# Bayesian Regression: Loss Function Explained

Considering a simple linear regression model e.g. $$y_i = \alpha + \beta x_i + \epsilon$$ , in probabilistic terms: $$\mu_i = \alpha + \beta x_i$$ $$y_i \sim \mathcal{N}(\mu_i, \sigma)$$

We assume prior distributions on the parameters $$\alpha, \beta, \sigma$$ and apply Bayes theorem (posterior $$\propto$$ likelihood x prior) i.e.:

$$f(\alpha, \beta, \sigma | Y, X) \propto \prod_{i=1}^{n} \mathcal{N}(y_i; \alpha + \beta x_i, \sigma) f_\alpha(\alpha)f_\beta(\beta) f_\sigma (\sigma)$$

With priors and data, we then perform Markov Chain Monte Carlo method for sampling from this posterior distribution.

My question is:

• How do loss functions or different loss functions fit into this picture?
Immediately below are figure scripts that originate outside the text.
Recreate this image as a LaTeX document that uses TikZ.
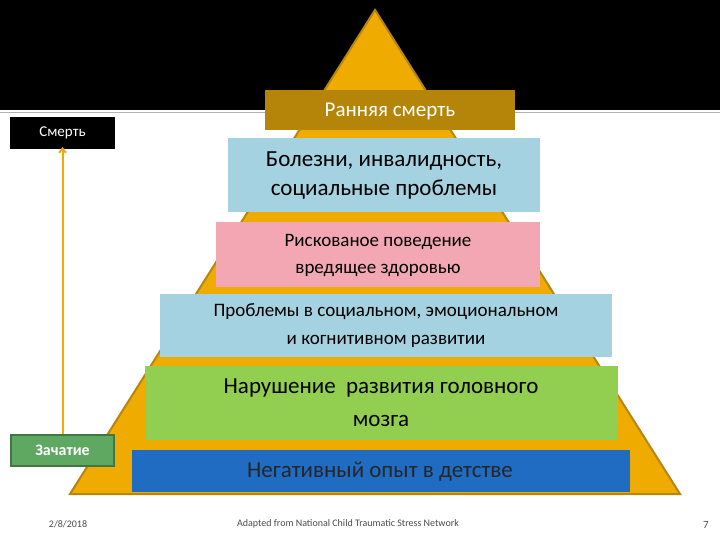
\documentclass[tikz,border=0pt]{standalone}
\usepackage{fontspec}
\setmainfont{Carlito}
\usetikzlibrary{arrows.meta}
\definecolor{gold}{HTML}{EFAB00}
\definecolor{golddk}{HTML}{B8860B}
\definecolor{topbox}{HTML}{B5850A}
\definecolor{lblue}{HTML}{A5D2E0}
\definecolor{pink}{HTML}{F2A7B3}
\definecolor{lgreen}{HTML}{92CF50}
\definecolor{dblue}{HTML}{1F6CC2}
\definecolor{zgreen}{HTML}{5FA862}
\tikzset{
  lvl/.style={anchor=north west,inner sep=0pt,align=center,font=#1},
}
\begin{document}
\begin{tikzpicture}[x=1pt,y=-1pt]
\useasboundingbox (0,0) rectangle (720,540);
\fill[white] (0,0) rectangle (720,540);
\fill[black] (0,0) rectangle (720,110);
\draw[gray!60,line width=1pt] (0,113) -- (720,113);
\filldraw[fill=gold,draw=golddk,line width=2pt] (375,10) -- (680,494) -- (70,494) -- cycle;
\newcommand\lbox[8]{%
  \fill[#6] (#2,#3) rectangle (#4,#5);
  \node[align=center,text=#7,font=#8,inner sep=0pt] (#1) at ({(#2+#4)/2},{(#3+#5)/2}) {\strut};}
\fill[topbox] (265,90) rectangle (515,130);
\node[text=white,font=\fontsize{21}{24}\selectfont] (b1) at (390,111) {Ранняя смерть};
\fill[lblue] (228,138) rectangle (540,212);
\node[align=center,font=\fontsize{23}{29}\selectfont] (b2) at (384,176) {Болезни, инвалидность,\\социальные проблемы};
\fill[pink] (216,222) rectangle (540,287);
\node[align=center,font=\fontsize{19}{27}\selectfont] (b3) at (378,255) {Рискованое поведение\\вредящее здоровью};
\fill[lblue] (160,294) rectangle (612,357);
\node[align=center,font=\fontsize{19}{28}\selectfont] (b4) at (386,326) {Проблемы в социальном, эмоциональном\\и когнитивном развитии};
\fill[lgreen] (145,366) rectangle (618,440);
\node[align=center,font=\fontsize{23}{33}\selectfont] (b5) at (381,403) {Нарушение\ \ развития головного\\мозга};
\fill[dblue] (132,450) rectangle (630,492);
\node[font=\fontsize{23}{26}\selectfont,text=black!85] (b6) at (380,472) {Негативный опыт в детстве};
\node[fill=black,text=white,minimum width=105pt,minimum height=32pt,inner sep=0pt,font=\fontsize{15}{17}\selectfont] (death) at (62.5,133) {Смерть};
\node[fill=zgreen,draw=zgreen!70!black,line width=1.5pt,text=white,minimum width=103pt,minimum height=31pt,inner sep=0pt,font=\bfseries\fontsize{16}{18}\selectfont] (birth) at (62.5,450.5) {Зачатие};
\draw[gold,line width=2pt,-{Straight Barb[length=4pt,width=7pt]}] (birth.north) -- ([yshift=2pt]death.south);
\node[font=\fontsize{10}{12}\selectfont,text=black!70] (date) at (68,524) {2/8/2018};
\node[font=\fontsize{10}{12}\selectfont,text=black!70] (src) at (348,524) {Adapted from National Child Traumatic Stress Network};
\node[font=\fontsize{11}{12}\selectfont,text=black!70] (pg) at (706,525) {7};
\end{tikzpicture}
\end{document}
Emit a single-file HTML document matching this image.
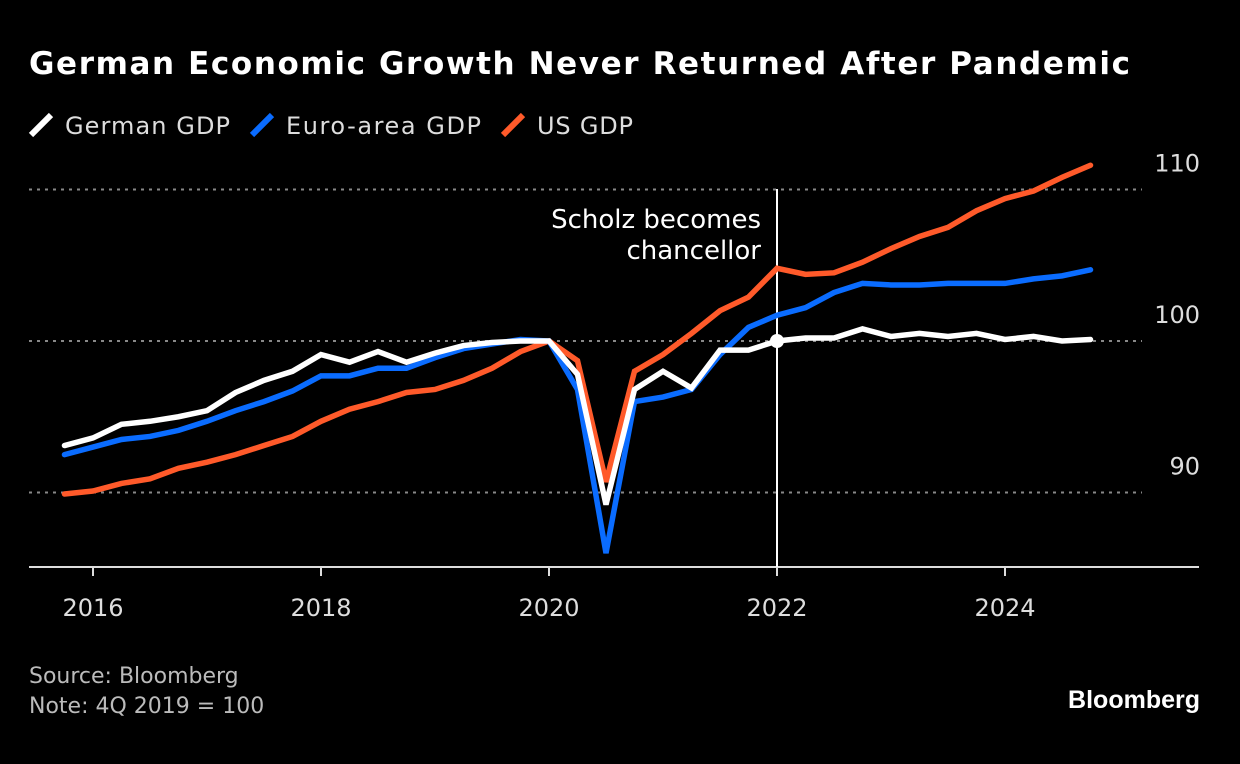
<!DOCTYPE html>
<html><head><meta charset="utf-8"><style>
body{margin:0;background:#000;width:1240px;height:760px;overflow:hidden;font-family:"DejaVu Sans","Liberation Sans",sans-serif;color:#fff}
</style></head><body>
<svg width="1240" height="760">
<text x="29" y="74" font-size="31" font-weight="bold" fill="#fff" font-family="'DejaVu Sans',sans-serif" textLength="1101" lengthAdjust="spacing">German Economic Growth Never Returned After Pandemic</text>
<g id="legend" font-size="24" fill="#ddd"></g>
<g id="grid"></g><g id="axis"></g><g id="lines"></g>
<text x="29" y="683" font-size="22" fill="#bbb">Source: Bloomberg</text>
<text x="29" y="713" font-size="22" fill="#bbb">Note: 4Q 2019 = 100</text>
<text x="1200" y="708" font-size="25" font-weight="bold" text-anchor="end" fill="#fff" font-family="'Liberation Sans',sans-serif">Bloomberg</text>
</svg>
<script>
const startYear=2015.75;
const yTicks=[90,100,110];
const xTicks=[2016,2018,2020,2022,2024];
const germanGDP=[93.1,93.6,94.5,94.7,95.0,95.4,96.6,97.4,98.0,99.1,98.6,99.3,98.6,99.2,99.7,99.9,100,100,97.8,89.2,96.8,98.0,96.9,99.4,99.4,100,100.2,100.2,100.8,100.3,100.5,100.3,100.5,100.1,100.3,100.0,100.1];
const euroGDP=[92.5,93.0,93.5,93.7,94.1,94.7,95.4,96.0,96.7,97.7,97.7,98.2,98.2,98.9,99.5,99.8,100.1,100,96.8,86.0,96.0,96.3,96.8,99.1,100.9,101.7,102.2,103.2,103.8,103.7,103.7,103.8,103.8,103.8,104.1,104.3,104.7];
const usGDP=[89.9,90.1,90.6,90.9,91.6,92.0,92.5,93.1,93.7,94.7,95.5,96.0,96.6,96.8,97.4,98.2,99.3,100,98.7,90.7,98.0,99.1,100.5,102.0,102.9,104.8,104.4,104.5,105.2,106.1,106.9,107.5,108.6,109.4,109.9,110.8,111.6];
const seriesNames=["German GDP","Euro-area GDP","US GDP"];
const eventYear=2022;
const NS="http://www.w3.org/2000/svg";
const X=t=>93+(t-2016)*114, Y=v=>341-(v-100)*15.15;
function mk(tag,at,parent,txt){const e=document.createElementNS(NS,tag);for(const k in at)e.setAttribute(k,at[k]);if(txt!=null)e.textContent=txt;document.getElementById(parent).appendChild(e);return e;}
yTicks.forEach(v=>{
 const l=mk('line',{x1:29,x2:1142,y1:Y(v),y2:Y(v),stroke:'#888','stroke-width':2,'stroke-dasharray':'3,5'},'grid');
 
 
 const t=mk('text',{x:1200,y:Y(v)-18,'font-size':24,fill:'#ddd','text-anchor':'end'},'grid',v);
 
 
});
const ax=mk('line',{x1:29,x2:1199,y1:567,y2:567,stroke:'#ddd','stroke-width':2},'axis');


xTicks.forEach(y=>{
 const tk=mk('line',{x1:X(y),x2:X(y),y1:567,y2:576,stroke:'#ddd','stroke-width':2},'axis');
 
 
 const t=mk('text',{x:X(y),y:616,'font-size':24,fill:'#ddd','text-anchor':'middle'},'axis',y);
 
 
});
const vl=mk('line',{x1:X(eventYear),x2:X(eventYear),y1:189,y2:567,stroke:'#fff','stroke-width':2},'axis');


const a1=mk('text',{x:X(eventYear)-16,y:228,'font-size':26,fill:'#fff','text-anchor':'end'},'axis','Scholz becomes');


const a2=mk('text',{x:X(eventYear)-16,y:259,'font-size':26,fill:'#fff','text-anchor':'end'},'axis','chancellor');


[[usGDP,'#ff5a2a','us-gdp-line'],[euroGDP,'#0a6cff','euro-area-gdp-line'],[germanGDP,'#ffffff','german-gdp-line']].forEach(([d,c,n])=>{
 const p=mk('polyline',{points:d.map((v,i)=>X(startYear+i/4)+','+Y(v)).join(' '),fill:'none',stroke:c,'stroke-width':5.5,'stroke-linejoin':'miter','stroke-linecap':'round'},'lines');
 
 
});
const di=Math.round((eventYear-startYear)*4);
const dot=mk('circle',{cx:X(eventYear),cy:Y(germanGDP[di]),r:7,fill:'#fff'},'lines');


const lc=['#ffffff','#0a6cff','#ff5a2a'];let lx=31;
const lw=[165,195,96];
seriesNames.forEach((s,i)=>{
 const m=mk('line',{x1:lx,y1:135,x2:lx+20,y2:115,stroke:lc[i],'stroke-width':6},'legend');
 
 
 const t=mk('text',{x:lx+34,y:134,'font-size':24,fill:'#ddd',textLength:lw[i],lengthAdjust:'spacing'},'legend',s);
 
 
 lx+=34+lw[i]+22;
});
</script>
</body></html>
How do loss functions come into the next stage of taking a decision based on the posterior distrubtion?
• Loss functions come into the next stage, where you take a decision based on the posterior distribution, using the loss function to help decide which decision is optimal. Nov 23, 2021 at 9:08
• That is useful thanks @Henry Nov 23, 2021 at 10:05

Same applies to using regularization. In Bayesian setting, regularization is dealt by choosing appropriate priors. For example, $$\ell_2$$ penalty is equivalent to using Gaussian priors for the parameters.